WHAT YOU NEED TO DO:
Reproduce the listing below exactly, beginning with its first line and ending with the line that holds "const fs = 17, tfs = 18;"; pictures are not part of the copy.

DATA SECTION:
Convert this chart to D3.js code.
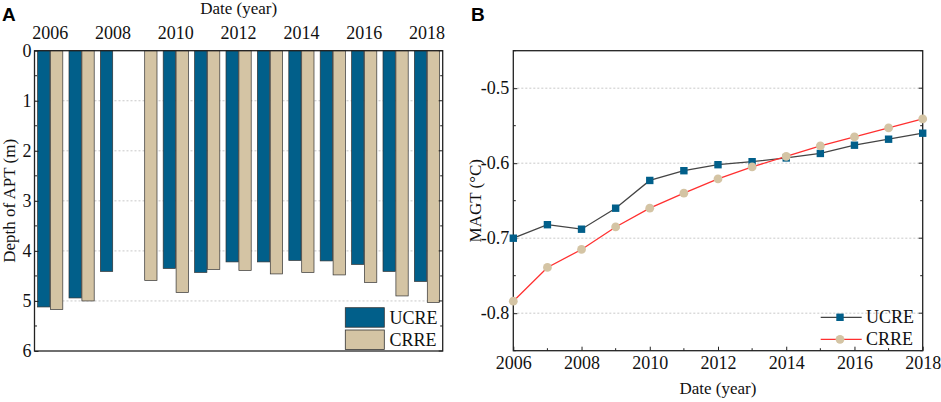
<!DOCTYPE html>
<html><head><meta charset="utf-8">
<script src="https://cdn.jsdelivr.net/npm/d3@7"></script>
<style>body{margin:0;background:#fff}svg{display:block}</style>
</head><body>
<script>
const years = [2006,2007,2008,2009,2010,2011,2012,2013,2014,2015,2016,2017,2018];
const yearTicks = [2006,2008,2010,2012,2014,2016,2018];
const aptUCRE = [5.12,4.94,4.41,null,4.35,4.43,4.22,4.22,4.19,4.20,4.27,4.41,4.61];
const aptCRRE = [5.17,5.00,null,4.59,4.83,4.37,4.39,4.46,4.43,4.48,4.63,4.90,5.03];
const magtUCRE = [-0.700,-0.682,-0.688,-0.660,-0.623,-0.610,-0.602,-0.598,-0.593,-0.587,-0.576,-0.568,-0.560];
const magtCRRE = [-0.784,-0.739,-0.715,-0.685,-0.660,-0.640,-0.621,-0.605,-0.591,-0.577,-0.565,-0.553,-0.541];
const depthTicks = [0,1,2,3,4,5,6];
const magtTicks = [-0.8,-0.7,-0.6,-0.5];
const seriesNames = ["UCRE","CRRE"];

const colU = "#015f8a", colC = "#d4c4a4";
const W = 941, H = 402;
const svg = d3.select("body").append("svg").attr("width",W).attr("height",H);
const serif = "'Liberation Serif','Times New Roman',serif";
const fs = 17, tfs = 18;

// ---------- Panel A ----------
const A = {l:34.5, r:442.7, t:50.7, b:351};
const xA = d3.scaleBand().domain(years).range([A.l, A.r]).paddingInner(0).paddingOuter(0);
const yA = d3.scaleLinear().domain([0,6]).range([A.t, A.b]);
const gA = svg.append("g");

gA.append("g").selectAll("line").data(depthTicks.filter(d=>d>0&&d<6)).join("line")
  .attr("x1",A.l).attr("x2",A.r).attr("y1",d=>yA(d)).attr("y2",d=>yA(d))
  .attr("stroke","#bbb").attr("stroke-width",0.8).attr("stroke-dasharray","2,2");

const bw = 12.3, gap = 0.6;
const barData = [];
years.forEach((y,i)=>{
  if(aptUCRE[i]!=null) barData.push({y, v:aptUCRE[i], s:0});
  if(aptCRRE[i]!=null) barData.push({y, v:aptCRRE[i], s:1});
});
gA.append("g").selectAll("rect").data(barData).join("rect")
  .attr("x",d=>{const c = xA(d.y)+xA.bandwidth()/2; return d.s===0 ? c-bw-gap/2 : c+gap/2;})
  .attr("y",yA(0)).attr("width",bw).attr("height",d=>yA(d.v)-yA(0))
  .attr("fill",d=>d.s===0?colU:colC).attr("stroke","#333").attr("stroke-width",0.7);

gA.append("rect").attr("x",A.l).attr("y",A.t).attr("width",A.r-A.l).attr("height",A.b-A.t)
  .attr("fill","none").attr("stroke","#222").attr("stroke-width",1.3);

const yAxA = d3.axisLeft(yA).tickValues(depthTicks).tickSize(-4).tickPadding(3).tickFormat(d3.format("d"));
const gyA = gA.append("g").attr("transform",`translate(${A.l},0)`).call(yAxA);
gyA.select(".domain").remove();
gyA.selectAll("text").attr("font-family",serif).attr("font-size",tfs).attr("fill","#111");
gyA.selectAll("line").attr("stroke","#222");
const minorA = d3.range(0.5,6,1);
gA.append("g").selectAll("line").data(minorA).join("line")
  .attr("x1",A.l).attr("x2",A.l+2.5).attr("y1",d=>yA(d)).attr("y2",d=>yA(d)).attr("stroke","#222");
gA.append("g").selectAll("line").data(minorA).join("line")
  .attr("x1",A.r).attr("x2",A.r-2.5).attr("y1",d=>yA(d)).attr("y2",d=>yA(d)).attr("stroke","#222");
gA.append("g").selectAll("line").data(depthTicks).join("line")
  .attr("x1",A.r).attr("x2",A.r-4).attr("y1",d=>yA(d)).attr("y2",d=>yA(d)).attr("stroke","#222");

const xAxA = d3.axisTop(xA).tickValues(yearTicks).tickSize(0).tickPadding(12);
const gxA = gA.append("g").attr("transform",`translate(0,${A.t})`).call(xAxA);
gxA.select(".domain").remove();
gxA.selectAll("text").attr("font-family",serif).attr("font-size",tfs).attr("fill","#111");

gA.append("text").attr("x",(A.l+A.r)/2).attr("y",14).attr("text-anchor","middle")
  .attr("font-family",serif).attr("font-size",fs).attr("fill","#111").text("Date (year)");
gA.append("text").attr("transform",`translate(15,${(A.t+A.b)/2}) rotate(-90)`).attr("text-anchor","middle")
  .attr("font-family",serif).attr("font-size",fs).attr("fill","#111").text("Depth of APT (m)");
svg.append("text").attr("x",2).attr("y",21).attr("font-family","'Liberation Sans',Arial,sans-serif")
  .attr("font-weight","bold").attr("font-size",19).attr("fill","#000").text("A");

const legA = gA.append("g");
seriesNames.forEach((n,i)=>{
  const y0 = 307.7 + i*22.3;
  legA.append("rect").attr("x",345.3).attr("y",y0).attr("width",39).attr("height",19.5)
    .attr("fill",i===0?colU:colC).attr("stroke","#333").attr("stroke-width",0.8);
  legA.append("text").attr("x",389.5).attr("y",y0+16).attr("font-family",serif).attr("font-size",18)
    .attr("fill","#111").text(n);
});

// ---------- Panel B ----------
const B = {l:513.3, r:922.7, t:50.7, b:350.7};
const xB = d3.scaleLinear().domain([2006,2018]).range([B.l,B.r]);
const yB = d3.scaleLinear().domain([-0.85,-0.45]).range([B.b,B.t]);
const gB = svg.append("g");

gB.append("g").selectAll("line").data(magtTicks).join("line")
  .attr("x1",B.l).attr("x2",B.r).attr("y1",d=>yB(d)).attr("y2",d=>yB(d))
  .attr("stroke","#bbb").attr("stroke-width",0.8).attr("stroke-dasharray","2,2");

gB.append("rect").attr("x",B.l).attr("y",B.t).attr("width",B.r-B.l).attr("height",B.b-B.t)
  .attr("fill","none").attr("stroke","#222").attr("stroke-width",1.3);

const yAxB = d3.axisLeft(yB).tickValues(magtTicks).tickSize(-4).tickPadding(4).tickFormat(d=>d3.format(".1f")(d).replace("−","-"));
const gyB = gB.append("g").attr("transform",`translate(${B.l},0)`).call(yAxB);
gyB.select(".domain").remove();
gyB.selectAll("text").attr("font-family",serif).attr("font-size",tfs).attr("fill","#111");
gyB.selectAll("line").attr("stroke","#222");
const minorB = [-0.85,-0.75,-0.65,-0.55,-0.45];
[[B.l,1],[B.r,-1]].forEach(([x0,dir])=>{
  gB.append("g").selectAll("line").data(minorB).join("line")
    .attr("x1",x0).attr("x2",x0+dir*2.5).attr("y1",d=>yB(d)).attr("y2",d=>yB(d)).attr("stroke","#222");
});
gB.append("g").selectAll("line").data(magtTicks).join("line")
  .attr("x1",B.r).attr("x2",B.r-4).attr("y1",d=>yB(d)).attr("y2",d=>yB(d)).attr("stroke","#222");

const xAxB = d3.axisBottom(xB).tickValues(yearTicks).tickSize(-4).tickPadding(6).tickFormat(d3.format("d"));
const gxB = gB.append("g").attr("transform",`translate(0,${B.b})`).call(xAxB);
gxB.select(".domain").remove();
gxB.selectAll("text").attr("font-family",serif).attr("font-size",tfs).attr("fill","#111");
gxB.selectAll("line").attr("stroke","#222");
gB.append("g").selectAll("line").data(years.filter(y=>y%2===1)).join("line")
  .attr("x1",d=>xB(d)).attr("x2",d=>xB(d)).attr("y1",B.b).attr("y2",B.b-2.5).attr("stroke","#222");

gB.append("text").attr("x",(B.l+B.r)/2).attr("y",394).attr("text-anchor","middle")
  .attr("font-family",serif).attr("font-size",fs).attr("fill","#111").text("Date (year)");
gB.append("text").attr("transform",`translate(481,${(B.t+B.b)/2}) rotate(-90)`).attr("text-anchor","middle")
  .attr("font-family",serif).attr("font-size",fs).attr("fill","#111").text("MAGT (°C)");
svg.append("text").attr("x",471).attr("y",21).attr("font-family","'Liberation Sans',Arial,sans-serif")
  .attr("font-weight","bold").attr("font-size",19).attr("fill","#000").text("B");

const line = d3.line().x((d,i)=>xB(years[i])).y(d=>yB(d));
gB.append("path").datum(magtUCRE).attr("d",line).attr("fill","none").attr("stroke","#444").attr("stroke-width",1.3);
gB.append("path").datum(magtCRRE).attr("d",line).attr("fill","none").attr("stroke","#ff3030").attr("stroke-width",1.3);
gB.append("g").selectAll("rect").data(magtUCRE).join("rect")
  .attr("x",(d,i)=>xB(years[i])-3.7).attr("y",d=>yB(d)-3.7).attr("width",7.4).attr("height",7.4)
  .attr("fill",colU);
gB.append("g").selectAll("circle").data(magtCRRE).join("circle")
  .attr("cx",(d,i)=>xB(years[i])).attr("cy",d=>yB(d)).attr("r",4.4).attr("fill",colC);

const legB = gB.append("g");
[["UCRE","#444",317.3],["CRRE","#ff3030",339.3]].forEach(([n,c,y],i)=>{
  legB.append("line").attr("x1",820.7).attr("x2",861.7).attr("y1",y).attr("y2",y).attr("stroke",c).attr("stroke-width",1.3);
  if(i===0) legB.append("rect").attr("x",840-3.7).attr("y",y-3.7).attr("width",7.4).attr("height",7.4).attr("fill",colU);
  else legB.append("circle").attr("cx",840).attr("cy",y).attr("r",4.4).attr("fill",colC);
  legB.append("text").attr("x",866).attr("y",y+6).attr("font-family",serif).attr("font-size",18).attr("fill","#111").text(n);
});
</script>
</body></html>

EXPECTED OUTPUT:
Convert this chart to D3.js code.
<!DOCTYPE html>
<html><head><meta charset="utf-8">
<script src="https://cdn.jsdelivr.net/npm/d3@7"></script>
<style>body{margin:0;background:#fff}svg{display:block}</style>
</head><body>
<script>
const years = [2006,2007,2008,2009,2010,2011,2012,2013,2014,2015,2016,2017,2018];
const yearTicks = [2006,2008,2010,2012,2014,2016,2018];
const aptUCRE = [5.12,4.94,4.41,null,4.35,4.43,4.22,4.22,4.19,4.20,4.27,4.41,4.61];
const aptCRRE = [5.17,5.00,null,4.59,4.83,4.37,4.39,4.46,4.43,4.48,4.63,4.90,5.03];
const magtUCRE = [-0.700,-0.682,-0.688,-0.660,-0.623,-0.610,-0.602,-0.598,-0.593,-0.587,-0.576,-0.568,-0.560];
const magtCRRE = [-0.784,-0.739,-0.715,-0.685,-0.660,-0.640,-0.621,-0.605,-0.591,-0.577,-0.565,-0.553,-0.541];
const depthTicks = [0,1,2,3,4,5,6];
const magtTicks = [-0.8,-0.7,-0.6,-0.5];
const seriesNames = ["UCRE","CRRE"];

const colU = "#015f8a", colC = "#d4c4a4";
const W = 941, H = 402;
const svg = d3.select("body").append("svg").attr("width",W).attr("height",H);
const serif = "'Liberation Serif','Times New Roman',serif";
const fs = 17, tfs = 18;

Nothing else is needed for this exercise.